From Fleet to On-Demand: Dedicated Servers for a Solo Dev's Scooter Game

Written in collaboration with

iScoot, LLC

Key Highlights

A One-Day Migration

A One-Day Migration

Abdul Alzenki, iScoot’s co-founder, evaluated several platforms and got stuck on each of them for days at a time. With Edgegap, he had the matchmaker and deployment pipeline working in roughly a day, thanks to clear documentation and an integration that simply made sense.

10x Smaller Servers, Right-Sized for the Game

10x Smaller Servers, Right-Sized for the Game

iScoot's social hangout model, players dropping in to ride around a skate park together, doesn't need large dedicated instances sitting idle waiting for action. Edgegap's containerized orchestration allowed iScoot to run servers approximately 10x smaller than what its previous provider required, a fundamental fit improvement for a game built around small, casual, drop-in sessions.

Just-in-Time Pricing That Fits an Indie Game

Just-in-Time Pricing That Fits an Indie Game

Edgegap's on-demand, usage-based pricing model means iScoot pays for compute when sessions are running, not for capacity standing by. For an early access game where player traffic is unpredictable and every infrastructure dollar matters, this model is a materially better fit than fleet-based alternatives that charge for reserved idle nodes.

The Studio

iScoot is co-founded by Abdul & Ayas Alzenki. The game, iScoot, is a multiplayer hangout experience set in a skate park. Players drop in, ride around together, and exist online with each other. There's no elimination, no objective loop demanding server-side precision at scale. The experience is social, casual, and built around presence. The demo is currently available on Steam while the game approaches Early Access launch.

That premise shapes everything about the infrastructure requirements. Sessions are small. Traffic is unpredictable. The priority is getting players into a session quickly, keeping the experience responsive once they're in, and keeping the costs viable for an indie game.

The Challenge

iScoot's previous provider used a fleet model, which meant it needed to maintain full servers at all times. This had iScoot bear the cost of idle servers, which is an expensive way to run a game where sessions are small and casual by design.

As Abdul describes it:

"Unity's Multiplay, prior to the service's divesting to a third party, was expensive for the way our game works because we had to keep too much idle capacity around."
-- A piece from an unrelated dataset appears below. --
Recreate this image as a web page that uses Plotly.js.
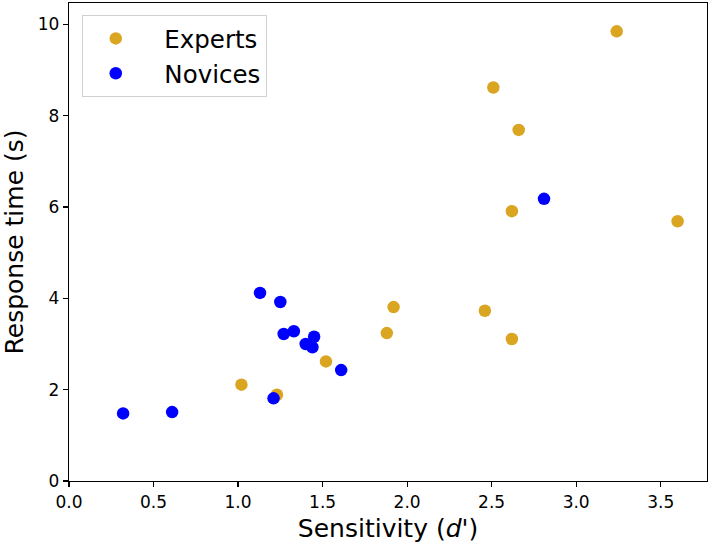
<!DOCTYPE html>
<html>
<head>
<meta charset="utf-8">
<script src="https://cdn.plot.ly/plotly-3.0.1.min.js"></script>
<style>html,body{margin:0;padding:0;background:#fff;}#chart{width:714px;height:546px;}</style>
</head>
<body>
<div id="chart"></div>
<script>
const expertsX = [3.24, 2.51, 2.66, 2.62, 3.60, 1.92, 1.88, 2.46, 2.62, 1.52, 1.02, 1.23];
const expertsY = [9.85, 8.62, 7.69, 5.91, 5.69, 3.81, 3.24, 3.73, 3.11, 2.62, 2.11, 1.89];
const novicesX = [1.13, 1.25, 1.27, 1.33, 1.45, 1.40, 1.44, 1.61, 1.21, 2.81, 0.32, 0.61];
const novicesY = [4.12, 3.92, 3.22, 3.28, 3.16, 3.00, 2.93, 2.43, 1.81, 6.18, 1.48, 1.51];
const xTicks = [0, 0.5, 1, 1.5, 2, 2.5, 3, 3.5];
const xTickText = ['0.0', '0.5', '1.0', '1.5', '2.0', '2.5', '3.0', '3.5'];
const yTicks = [0, 2, 4, 6, 8, 10];

const font = 'DejaVu Sans, sans-serif';
const traces = [
  {x: expertsX, y: expertsY, mode: 'markers', type: 'scatter', name: '\u00a0\u00a0Experts',
   marker: {color: '#DAA520', size: 12.5}},
  {x: novicesX, y: novicesY, mode: 'markers', type: 'scatter', name: '\u00a0\u00a0Novices',
   marker: {color: '#0000FF', size: 12.5}}
];
const axisCommon = {
  showline: true, linecolor: '#000', linewidth: 1.2, mirror: true,
  ticks: 'outside', ticklen: 5, tickwidth: 1.2, tickcolor: '#000',
  showgrid: false, zeroline: false,
  tickfont: {family: font, size: 17, color: '#000'}
};
const layout = {
  width: 714, height: 546,
  margin: {l: 69, r: 7, t: 3, b: 65},
  paper_bgcolor: '#fff', plot_bgcolor: '#fff',
  font: {family: font, color: '#000'},
  showlegend: true,
  legend: {x: 0.02, y: 0.975, xanchor: 'left', yanchor: 'top',
    itemwidth: 56, tracegroupgap: 0,
    bgcolor: 'rgba(255,255,255,0.8)', bordercolor: '#d0d0d0', borderwidth: 1,
    font: {family: font, size: 24.5, color: '#000'}},
  xaxis: Object.assign({}, axisCommon, {
    range: [0, 3.774], tickvals: xTicks, ticktext: xTickText,
    title: {text: "Sensitivity (<i>d</i>')", font: {family: font, size: 25, color: '#000'}, standoff: 9}
  }),
  yaxis: Object.assign({}, axisCommon, {
    range: [0, 10.47], tickvals: yTicks,
    title: {text: 'Response time (s)', font: {family: font, size: 25, color: '#000'}, standoff: 10}
  })
};
Plotly.newPlot('chart', traces, layout, {displayModeBar: false, staticPlot: true});
</script>
</body>
</html>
Beyond cost, the team needed something genuinely operable without backend infrastructure experience. That meant clear documentation, a matchmaker that integrated naturally, and no requirement to build orchestration logic from scratch. Abdul evaluated several services, spending days on each before getting stuck.

The Solution

Edgegap's modern, container-based orchestration enables game developers with match-bound sessions to deploy each game server just-in-time, spinning up exactly when the game server is requested and shutting it down when the session ends, optimizing usage and costs. This is unlike traditional fleet-based hosting, where studios reserve and pay for clusters of full virtual machines or bare metal nodes whether players are using them or not.

For iScoot, this unlocked something specific: the ability to run servers at a fraction of the size that fleet-based platforms require. Because Edgegap's containerized infrastructure can allocate a portion of a vCPU rather than a full node, sessions for a small social hangout game can be sized to match the actual workload.

"It let us run servers that are about 10x smaller than what we were using, which is a much better fit for iScoot."

Small, drop-in sessions running only when players are present, billed only for what they use. Which was a perfect fit for iScoot's development reality.

The migration itself reflected what a small team actually needs from an infrastructure partner. The documentation covered the fundamentals without requiring Abdul to develop background knowledge in distributed systems. The matchmaking and deployment pieces connected in a way that made intuitive sense.

"Edgegap made the migration practical. The docs were good, the matchmaker and deployment pieces made sense, and we got it working in about a day. Before that, we tried a few other services for a couple of days each and kept getting stuck."

Conclusion

iScoot's migration helped the studio find an orchestration service which matched its game's scope and business reality. A social hangout title with small, drop-in sessions doesn't need large reserved instances. It needs servers that start when players arrive, stop when they leave, and cost nothing in between.

Edgegap's just-in-time, containerized orchestration delivered exactly that: servers running at a tenth of the size previously required, a migration that took a single day, and a cost model that, as Abdul puts it, "already looks like a better fit than what we had before."

As iScoot moves toward its Early Access launch, the studio can focus on what it was built to do, creating a fun, social scooter experience, while Edgegap handles the infrastructure underneath it.